I agree with Shirky, this time around. But for different reasons. I don't think this phenomenon of perceived success is unique to Dean's campaign or to his campaign's Internet presence. Anybody remember the fantastic photo of Truman carrying a paper with the blaring headline Dewey Defeats Truman? The public is told by the media, be it TV or web, who's in the lead until the day of the vote, where the proof of the pudding is in the eating, and it turns out John Kerry is the actual leader. By listening to the self-proclaimed experts, the minority hears only itself while the predominantly silent majority goes along their merry way and re-elects Bush for another term (caveat: not a reflection of my own voting preferences, merely a prediction).

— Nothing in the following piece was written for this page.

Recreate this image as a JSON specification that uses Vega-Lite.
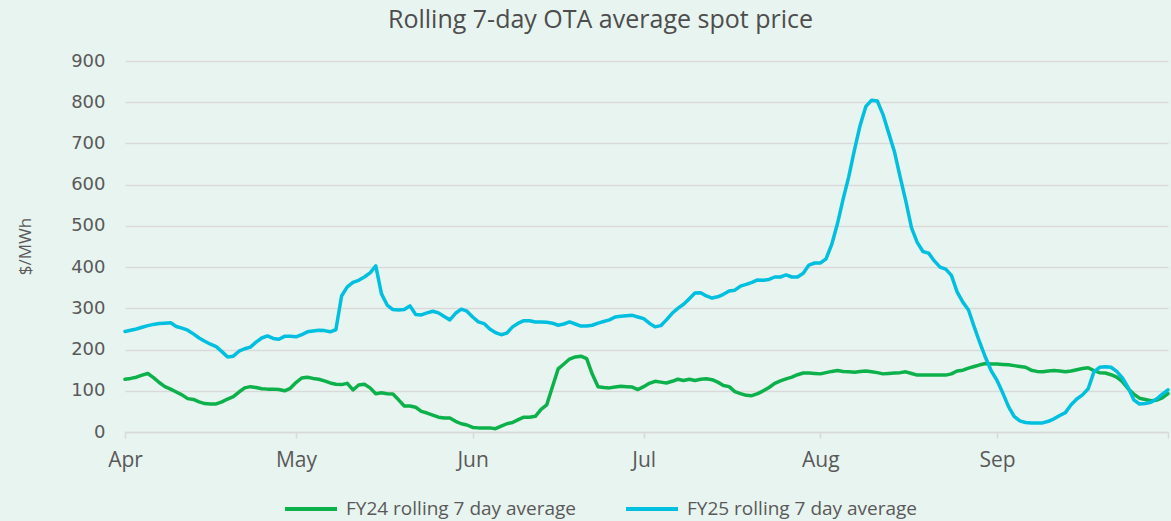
{
"$schema": "https://vega.github.io/schema/vega-lite/v6.json",
"autosize": {"type": "none"},
"width": 1043,
"height": 371,
"padding": {"left": 125, "top": 61, "right": 3, "bottom": 89},
"background": "#e8f4ef",
"title": {"text": "Rolling 7-day OTA average spot price", "font": "Open Sans", "fontSize": 25, "fontWeight": "normal", "color": "#4d4d4d", "anchor": "middle", "frame": "group", "dx": -46, "offset": 19},
"config": {"view": {"stroke": null}, "font": "Open Sans"},
"data": {"values": [
{"d":"2024/04/01","FY24":128,"FY25":244},{"d":"2024/04/02","FY24":130,"FY25":247},{"d":"2024/04/03","FY24":133,"FY25":250},{"d":"2024/04/04","FY24":138,"FY25":254},{"d":"2024/04/05","FY24":142,"FY25":258},{"d":"2024/04/06","FY24":132,"FY25":261},{"d":"2024/04/07","FY24":120,"FY25":263},{"d":"2024/04/08","FY24":110,"FY25":264},{"d":"2024/04/09","FY24":104,"FY25":265},{"d":"2024/04/10","FY24":97,"FY25":256},
{"d":"2024/04/11","FY24":90,"FY25":252},{"d":"2024/04/12","FY24":81,"FY25":247},{"d":"2024/04/13","FY24":79,"FY25":238},{"d":"2024/04/14","FY24":73,"FY25":228},{"d":"2024/04/15","FY24":69,"FY25":220},{"d":"2024/04/16","FY24":68,"FY25":213},{"d":"2024/04/17","FY24":68,"FY25":207},{"d":"2024/04/18","FY24":73,"FY25":195},{"d":"2024/04/19","FY24":80,"FY25":182},{"d":"2024/04/20","FY24":86,"FY25":184},
{"d":"2024/04/21","FY24":97,"FY25":196},{"d":"2024/04/22","FY24":107,"FY25":202},{"d":"2024/04/23","FY24":110,"FY25":206},{"d":"2024/04/24","FY24":108,"FY25":218},{"d":"2024/04/25","FY24":105,"FY25":228},{"d":"2024/04/26","FY24":104,"FY25":233},{"d":"2024/04/27","FY24":104,"FY25":227},{"d":"2024/04/28","FY24":103,"FY25":225},{"d":"2024/04/29","FY24":100,"FY25":232},{"d":"2024/04/30","FY24":106,"FY25":232},
{"d":"2024/05/01","FY24":120,"FY25":231},{"d":"2024/05/02","FY24":131,"FY25":236},{"d":"2024/05/03","FY24":133,"FY25":243},{"d":"2024/05/04","FY24":130,"FY25":245},{"d":"2024/05/05","FY24":128,"FY25":247},{"d":"2024/05/06","FY24":124,"FY25":246},{"d":"2024/05/07","FY24":119,"FY25":243},{"d":"2024/05/08","FY24":116,"FY25":248},{"d":"2024/05/09","FY24":115,"FY25":330},{"d":"2024/05/10","FY24":118,"FY25":352},
{"d":"2024/05/11","FY24":102,"FY25":363},{"d":"2024/05/12","FY24":114,"FY25":368},{"d":"2024/05/13","FY24":116,"FY25":376},{"d":"2024/05/14","FY24":107,"FY25":386},{"d":"2024/05/15","FY24":93,"FY25":403},{"d":"2024/05/16","FY24":95,"FY25":335},{"d":"2024/05/17","FY24":93,"FY25":308},{"d":"2024/05/18","FY24":92,"FY25":297},{"d":"2024/05/19","FY24":78,"FY25":296},{"d":"2024/05/20","FY24":63,"FY25":297},
{"d":"2024/05/21","FY24":63,"FY25":306},{"d":"2024/05/22","FY24":60,"FY25":285},{"d":"2024/05/23","FY24":50,"FY25":284},{"d":"2024/05/24","FY24":46,"FY25":289},{"d":"2024/05/25","FY24":41,"FY25":293},{"d":"2024/05/26","FY24":36,"FY25":289},{"d":"2024/05/27","FY24":34,"FY25":280},{"d":"2024/05/28","FY24":34,"FY25":272},{"d":"2024/05/29","FY24":26,"FY25":288},{"d":"2024/05/30","FY24":20,"FY25":298},
{"d":"2024/05/31","FY24":17,"FY25":293},{"d":"2024/06/01","FY24":11,"FY25":279},{"d":"2024/06/02","FY24":10,"FY25":267},{"d":"2024/06/03","FY24":10,"FY25":263},{"d":"2024/06/04","FY24":10,"FY25":250},{"d":"2024/06/05","FY24":8,"FY25":241},{"d":"2024/06/06","FY24":14,"FY25":236},{"d":"2024/06/07","FY24":20,"FY25":240},{"d":"2024/06/08","FY24":23,"FY25":255},{"d":"2024/06/09","FY24":30,"FY25":264},
{"d":"2024/06/10","FY24":36,"FY25":270},{"d":"2024/06/11","FY24":36,"FY25":270},{"d":"2024/06/12","FY24":38,"FY25":267},{"d":"2024/06/13","FY24":55,"FY25":267},{"d":"2024/06/14","FY24":66,"FY25":266},{"d":"2024/06/15","FY24":110,"FY25":264},{"d":"2024/06/16","FY24":153,"FY25":259},{"d":"2024/06/17","FY24":165,"FY25":262},{"d":"2024/06/18","FY24":177,"FY25":267},{"d":"2024/06/19","FY24":182,"FY25":262},
{"d":"2024/06/20","FY24":184,"FY25":257},{"d":"2024/06/21","FY24":178,"FY25":257},{"d":"2024/06/22","FY24":140,"FY25":259},{"d":"2024/06/23","FY24":110,"FY25":264},{"d":"2024/06/24","FY24":108,"FY25":268},{"d":"2024/06/25","FY24":107,"FY25":272},{"d":"2024/06/26","FY24":109,"FY25":279},{"d":"2024/06/27","FY24":111,"FY25":281},{"d":"2024/06/28","FY24":110,"FY25":282},{"d":"2024/06/29","FY24":109,"FY25":283},
{"d":"2024/06/30","FY24":103,"FY25":279},{"d":"2024/07/01","FY24":110,"FY25":275},{"d":"2024/07/02","FY24":118,"FY25":264},{"d":"2024/07/03","FY24":123,"FY25":255},{"d":"2024/07/04","FY24":121,"FY25":258},{"d":"2024/07/05","FY24":119,"FY25":272},{"d":"2024/07/06","FY24":123,"FY25":288},{"d":"2024/07/07","FY24":128,"FY25":300},{"d":"2024/07/08","FY24":125,"FY25":310},{"d":"2024/07/09","FY24":128,"FY25":323},
{"d":"2024/07/10","FY24":125,"FY25":337},{"d":"2024/07/11","FY24":128,"FY25":338},{"d":"2024/07/12","FY24":129,"FY25":330},{"d":"2024/07/13","FY24":127,"FY25":325},{"d":"2024/07/14","FY24":121,"FY25":328},{"d":"2024/07/15","FY24":113,"FY25":334},{"d":"2024/07/16","FY24":110,"FY25":342},{"d":"2024/07/17","FY24":98,"FY25":344},{"d":"2024/07/18","FY24":93,"FY25":354},{"d":"2024/07/19","FY24":89,"FY25":358},
{"d":"2024/07/20","FY24":88,"FY25":363},{"d":"2024/07/21","FY24":93,"FY25":369},{"d":"2024/07/22","FY24":100,"FY25":368},{"d":"2024/07/23","FY24":108,"FY25":370},{"d":"2024/07/24","FY24":118,"FY25":376},{"d":"2024/07/25","FY24":124,"FY25":376},{"d":"2024/07/26","FY24":129,"FY25":381},{"d":"2024/07/27","FY24":133,"FY25":376},{"d":"2024/07/28","FY24":139,"FY25":376},{"d":"2024/07/29","FY24":143,"FY25":385},
{"d":"2024/07/30","FY24":143,"FY25":405},{"d":"2024/07/31","FY24":142,"FY25":410},{"d":"2024/08/01","FY24":141,"FY25":410},{"d":"2024/08/02","FY24":144,"FY25":420},{"d":"2024/08/03","FY24":147,"FY25":455},{"d":"2024/08/04","FY24":149,"FY25":505},{"d":"2024/08/05","FY24":147,"FY25":565},{"d":"2024/08/06","FY24":146,"FY25":620},{"d":"2024/08/07","FY24":145,"FY25":685},{"d":"2024/08/08","FY24":147,"FY25":745},
{"d":"2024/08/09","FY24":148,"FY25":790},{"d":"2024/08/10","FY24":146,"FY25":805},{"d":"2024/08/11","FY24":144,"FY25":803},{"d":"2024/08/12","FY24":141,"FY25":770},{"d":"2024/08/13","FY24":142,"FY25":725},{"d":"2024/08/14","FY24":143,"FY25":680},{"d":"2024/08/15","FY24":144,"FY25":619},{"d":"2024/08/16","FY24":146,"FY25":560},{"d":"2024/08/17","FY24":142,"FY25":495},{"d":"2024/08/18","FY24":138,"FY25":460},
{"d":"2024/08/19","FY24":138,"FY25":438},{"d":"2024/08/20","FY24":138,"FY25":434},{"d":"2024/08/21","FY24":138,"FY25":415},{"d":"2024/08/22","FY24":138,"FY25":400},{"d":"2024/08/23","FY24":138,"FY25":395},{"d":"2024/08/24","FY24":141,"FY25":380},{"d":"2024/08/25","FY24":148,"FY25":340},{"d":"2024/08/26","FY24":150,"FY25":315},{"d":"2024/08/27","FY24":155,"FY25":296},{"d":"2024/08/28","FY24":159,"FY25":255},
{"d":"2024/08/29","FY24":163,"FY25":216},{"d":"2024/08/30","FY24":166,"FY25":180},{"d":"2024/08/31","FY24":165,"FY25":148},{"d":"2024/09/01","FY24":165,"FY25":125},{"d":"2024/09/02","FY24":164,"FY25":95},{"d":"2024/09/03","FY24":163,"FY25":62},{"d":"2024/09/04","FY24":161,"FY25":38},{"d":"2024/09/05","FY24":159,"FY25":27},{"d":"2024/09/06","FY24":157,"FY25":23},{"d":"2024/09/07","FY24":150,"FY25":22},
{"d":"2024/09/08","FY24":147,"FY25":22},{"d":"2024/09/09","FY24":146,"FY25":22},{"d":"2024/09/10","FY24":148,"FY25":26},{"d":"2024/09/11","FY24":149,"FY25":32},{"d":"2024/09/12","FY24":148,"FY25":40},{"d":"2024/09/13","FY24":146,"FY25":47},{"d":"2024/09/14","FY24":148,"FY25":66},{"d":"2024/09/15","FY24":151,"FY25":80},{"d":"2024/09/16","FY24":154,"FY25":90},{"d":"2024/09/17","FY24":156,"FY25":105},
{"d":"2024/09/18","FY24":149,"FY25":146},{"d":"2024/09/19","FY24":144,"FY25":157},{"d":"2024/09/20","FY24":143,"FY25":158},{"d":"2024/09/21","FY24":139,"FY25":157},{"d":"2024/09/22","FY24":133,"FY25":147},{"d":"2024/09/23","FY24":122,"FY25":131},{"d":"2024/09/24","FY24":105,"FY25":108},{"d":"2024/09/25","FY24":92,"FY25":78},{"d":"2024/09/26","FY24":82,"FY25":68},{"d":"2024/09/27","FY24":79,"FY25":69},
{"d":"2024/09/28","FY24":76,"FY25":72},{"d":"2024/09/29","FY24":77,"FY25":80},{"d":"2024/09/30","FY24":83,"FY25":92},{"d":"2024/10/01","FY24":93,"FY25":102}
]},
"transform": [{"fold": ["FY24", "FY25"], "as": ["series", "value"]}],
"mark": {"type": "line", "strokeWidth": 3.5, "strokeJoin": "round", "strokeCap": "round"},
"encoding": {
  "x": {"field": "d", "type": "temporal", "title": null,
    "scale": {"domain": [{"year": 2024, "month": 4, "date": 1}, {"year": 2024, "month": 10, "date": 1}]},
    "axis": {"values": [{"year": 2024, "month": 4, "date": 1}, {"year": 2024, "month": 5, "date": 1}, {"year": 2024, "month": 6, "date": 1}, {"year": 2024, "month": 7, "date": 1}, {"year": 2024, "month": 8, "date": 1}, {"year": 2024, "month": 9, "date": 1}, {"year": 2024, "month": 10, "date": 1}],
      "labelExpr": "month(datum.value) == 9 ? '' : timeFormat(datum.value, '%b')",
      "grid": false, "domainColor": "#d9d9d9", "domainWidth": 1.5, "tickColor": "#d9d9d9", "tickWidth": 1.5, "tickSize": 6,
      "labelFontSize": 21, "labelColor": "#595959", "labelPadding": 11, "labelFont": "Open Sans", "labelFlush": false}},
  "y": {"field": "value", "type": "quantitative", "title": "$/MWh",
    "scale": {"domain": [0, 900]},
    "axis": {"values": [0,100,200,300,400,500,600,700,800,900], "grid": true, "gridColor": "#d9d9d9", "gridWidth": 1.5, "domain": false, "ticks": false,
      "labelFontSize": 18, "labelColor": "#595959", "labelPadding": 20, "labelFont": "DejaVu Sans",
      "titleFontSize": 17, "titleFontWeight": "normal", "titleColor": "#595959", "titleFont": "Open Sans", "titleX": -91, "titleY": 185}},
  "color": {"field": "series", "type": "nominal",
    "scale": {"domain": ["FY24", "FY25"], "range": ["#0db14b", "#00bfdf"]},
    "legend": {"orient": "none", "legendX": 158, "legendY": 420, "direction": "horizontal", "title": null,
      "labelExpr": "datum.label + ' rolling 7 day average'", "labelLimit": 400,
      "symbolType": "stroke", "symbolSize": 2704, "symbolStrokeWidth": 4,
      "labelFontSize": 19, "labelColor": "#595959", "labelFont": "Open Sans", "labelOffset": 7, "columnPadding": 41}}
}
}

The web only serves to make this selective hearing problem worse. Not two-thirds of this country's population subscribes to an ISP; I'm sure only a fraction of those know what a blog is and even less of those remaining that Dean's campaign has one. While the Dean fanatics reached out and touched each other across their web of blogs and MeetUp and entered into a black hole of positive feedback, Kerry's campaign reached out to actual Iowans and New Hampshirites (or whatever they might call themselves). The kind that actually vote.
Maybe when the voting process moves to the web campaigns like Dean's will succeed. Until then -- too bad, former Governor Dean. The moral of the story? Stop hanging out with people who agree with you all the time, particularly if the two key things are A) blogging is great and B) Dean is great.